Her accomplishments include 20+ plus years of front office experience, including her role as assistant GM for the Yankees. Her skill set and experience with the New York Yankees shows that she can handle big market payrolls, media, and player personalities.
Ng’s resume is filled with record-breaking accolades and clearly points in a direction of an ideal GM candidate. And yet, the Mets, and up until recently every other team in baseball, failed to hire her. In November, she became the first woman to be named general manager in baseball history.
Another instance occurred earlier this year, when the White Sox hired Tony La Russa to manage the ball club. Aside from La Russa’s recent drunk driving incident, problematic comments on race, and indifference to the nuances of a shift in the games culture, the White Sox hired La Russa. What’s most notable about the white Sox process… is that there wasn’t one.

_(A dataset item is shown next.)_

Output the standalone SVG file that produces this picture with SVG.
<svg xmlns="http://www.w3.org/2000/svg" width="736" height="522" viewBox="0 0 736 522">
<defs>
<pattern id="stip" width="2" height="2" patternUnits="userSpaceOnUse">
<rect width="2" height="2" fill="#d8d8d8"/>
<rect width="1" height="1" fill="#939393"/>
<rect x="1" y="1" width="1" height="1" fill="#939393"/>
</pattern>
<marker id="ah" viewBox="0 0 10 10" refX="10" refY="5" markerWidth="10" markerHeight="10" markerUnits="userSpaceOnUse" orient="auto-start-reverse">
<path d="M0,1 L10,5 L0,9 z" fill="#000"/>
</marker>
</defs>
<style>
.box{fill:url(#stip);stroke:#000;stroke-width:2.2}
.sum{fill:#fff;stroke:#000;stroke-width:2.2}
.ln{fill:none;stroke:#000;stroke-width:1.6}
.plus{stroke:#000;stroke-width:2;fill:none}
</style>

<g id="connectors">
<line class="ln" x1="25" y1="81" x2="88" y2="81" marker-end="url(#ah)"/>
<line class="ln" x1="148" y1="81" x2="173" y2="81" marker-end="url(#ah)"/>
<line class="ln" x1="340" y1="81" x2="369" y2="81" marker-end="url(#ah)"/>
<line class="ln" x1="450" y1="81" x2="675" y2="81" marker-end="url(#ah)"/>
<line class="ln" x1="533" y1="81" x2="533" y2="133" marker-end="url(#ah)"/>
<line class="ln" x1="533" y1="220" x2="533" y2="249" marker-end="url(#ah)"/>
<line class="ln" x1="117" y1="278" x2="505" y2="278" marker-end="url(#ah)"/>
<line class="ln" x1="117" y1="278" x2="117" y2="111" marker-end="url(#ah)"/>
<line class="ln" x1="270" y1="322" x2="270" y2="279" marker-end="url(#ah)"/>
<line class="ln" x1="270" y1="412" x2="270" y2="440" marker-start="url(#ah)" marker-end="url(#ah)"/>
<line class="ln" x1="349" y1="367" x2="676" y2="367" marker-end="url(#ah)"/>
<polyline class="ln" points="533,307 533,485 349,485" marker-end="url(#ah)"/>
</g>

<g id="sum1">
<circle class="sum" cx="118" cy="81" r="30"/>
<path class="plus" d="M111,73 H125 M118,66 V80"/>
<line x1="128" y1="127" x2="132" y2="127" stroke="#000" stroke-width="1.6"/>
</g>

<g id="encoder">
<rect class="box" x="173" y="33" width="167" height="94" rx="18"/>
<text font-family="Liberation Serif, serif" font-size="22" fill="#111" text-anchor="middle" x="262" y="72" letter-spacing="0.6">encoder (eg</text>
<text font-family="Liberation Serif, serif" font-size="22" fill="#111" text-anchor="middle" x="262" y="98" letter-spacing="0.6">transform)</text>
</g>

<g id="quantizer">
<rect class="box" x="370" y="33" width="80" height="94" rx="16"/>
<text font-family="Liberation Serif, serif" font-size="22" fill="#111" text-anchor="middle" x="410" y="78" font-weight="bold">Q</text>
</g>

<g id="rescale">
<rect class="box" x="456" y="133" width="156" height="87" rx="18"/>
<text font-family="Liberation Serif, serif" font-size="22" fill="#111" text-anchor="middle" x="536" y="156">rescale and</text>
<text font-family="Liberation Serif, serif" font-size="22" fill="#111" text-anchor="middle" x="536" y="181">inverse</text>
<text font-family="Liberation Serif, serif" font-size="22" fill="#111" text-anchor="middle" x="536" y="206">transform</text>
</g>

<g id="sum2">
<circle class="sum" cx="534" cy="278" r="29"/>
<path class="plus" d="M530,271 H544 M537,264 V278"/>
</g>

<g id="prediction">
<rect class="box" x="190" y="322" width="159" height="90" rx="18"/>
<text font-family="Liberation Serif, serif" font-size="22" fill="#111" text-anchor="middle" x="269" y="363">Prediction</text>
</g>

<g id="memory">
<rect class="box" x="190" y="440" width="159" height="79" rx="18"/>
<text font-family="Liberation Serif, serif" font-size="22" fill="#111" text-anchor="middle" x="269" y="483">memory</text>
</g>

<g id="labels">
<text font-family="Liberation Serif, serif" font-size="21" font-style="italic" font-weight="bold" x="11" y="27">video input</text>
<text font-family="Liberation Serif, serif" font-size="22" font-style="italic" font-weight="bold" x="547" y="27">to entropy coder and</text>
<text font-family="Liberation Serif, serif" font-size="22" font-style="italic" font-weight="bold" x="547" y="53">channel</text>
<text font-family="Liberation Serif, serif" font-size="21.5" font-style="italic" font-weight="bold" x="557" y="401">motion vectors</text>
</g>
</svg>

La Russa may have been hired because of his long track record of winning, or because of his long-standing connection to White Sox owner Jerry Reinsdorf. But because there was no formal process, there was no chance to hear the voices and perspectives of the many different voices within the game.
According to the Institute for Diversity and Ethics and Sport at Central Florida, 97.5% of owners are white, 16.7% of managers are of people of color, and 13.3% of front office personnel are of color as well. How can we expect to see more change occur if we do not even hold a formal process to allow roles to be filled by nonwhites?
MLB has committed to combating gender and racial inequality through various programs and initiatives it has installed over the past three decades. In 2019, MLB began its “MLB Club Diversity Fellowship Program,” a highly selective application-based program, aiming to create a pipeline for more diverse front offices. Additionally, MLB has several other initiates and resources that can be found on its website.
Hiring more women of all racial and ethnic backgrounds and more people of color should remain a top goal of the MLB. But unless this more inclusive vision comes with a changing of the culture that led Jared Porter to have glowing reviews, the game will still be broken.